I suspect that 1 tank will last more than 1 smoke, but would rather someone chime in that's used these before.


----------



## oinkdust (Mar 2, 2012)

I converted my Chargriller Duo to a propane smoker and I was able to get about 25-30 hours of smoke.  To save on propane, you may want to think about starting the meat on the smoker until it reaches 140-150, then put it in the oven until it is finished.  You don't want to add smoke much past that point since it might be too much smoke flavor.  The last time I did a pork butt, I smoked it with apple until it hit 150 then stuck it in the oven, foiled, at 300 till it reached 200.  I then let it sit in for about 2 hours in a small cooler.  Best pulled pork I have ever had!  Save on propane and finish in the oven (the pros do it all the time!).


----------



## philh (Mar 6, 2012)

A bottle will last a good long time. On my current bottle I smoked ribs 5 hours there plus the preheat another hour so about 6 hours. I did a 12lb brisket. That took about another 19 hours. I also did a chuckie about 7 hours..

I have about 31 hours on this tank & about a quarter of a bottle left. Very economical if you ask me..

Phil


----------



## murraym1 (Mar 7, 2012)

Greetings,

I have a Master Forge and I read where someone put a needle valve on their gas line to better control the heat. Went back to Lowe's and the people there were in the same boat as me; no knowledge of needle valves.
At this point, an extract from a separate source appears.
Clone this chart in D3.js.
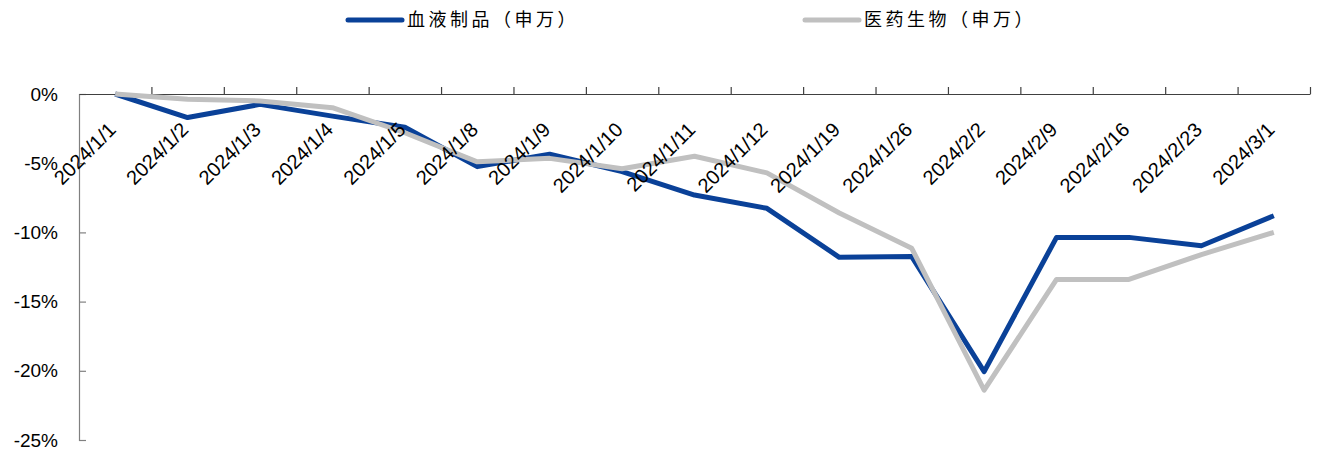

Can some one give me some info? e.g. brand, source, good idea?

Thanks,  Mike


----------



## s2k9k (Mar 7, 2012)

MurrayM1 said:


> Greetings,
> 
> I have a Master Forge and I read where someone put a needle valve on their gas line to better control the heat. Went back to Lowe's and the people there were in the same boat as me; no knowledge of needle valves.
> 
> ...


http://www.homebrewing.org/Needle-Valve-For-Propane_p_1726.html


----------



## glocksrock (Mar 26, 2012)

You can use an extention cord, as long as you get a good heavy duty one, something like a 12 guage one would work just fine. I use a 25 ft. 12 guage extension cord for my MES 30 and have had no issues... as long as the run isn't too long, and the wire is thick enough, you won't lose too much current, but the shorter the better.


----------



## jus256 (Jun 5, 2012)

S2K9K said:


> http://www.homebrewing.org/Needle-Valve-For-Propane_p_1726.html


Thanks for that link.  That retailer is actually not far from where I live.  I never thought about using a home brew supplier for gas mods.  I imagine people in there would be good resources for modifying gas lines safely.


----------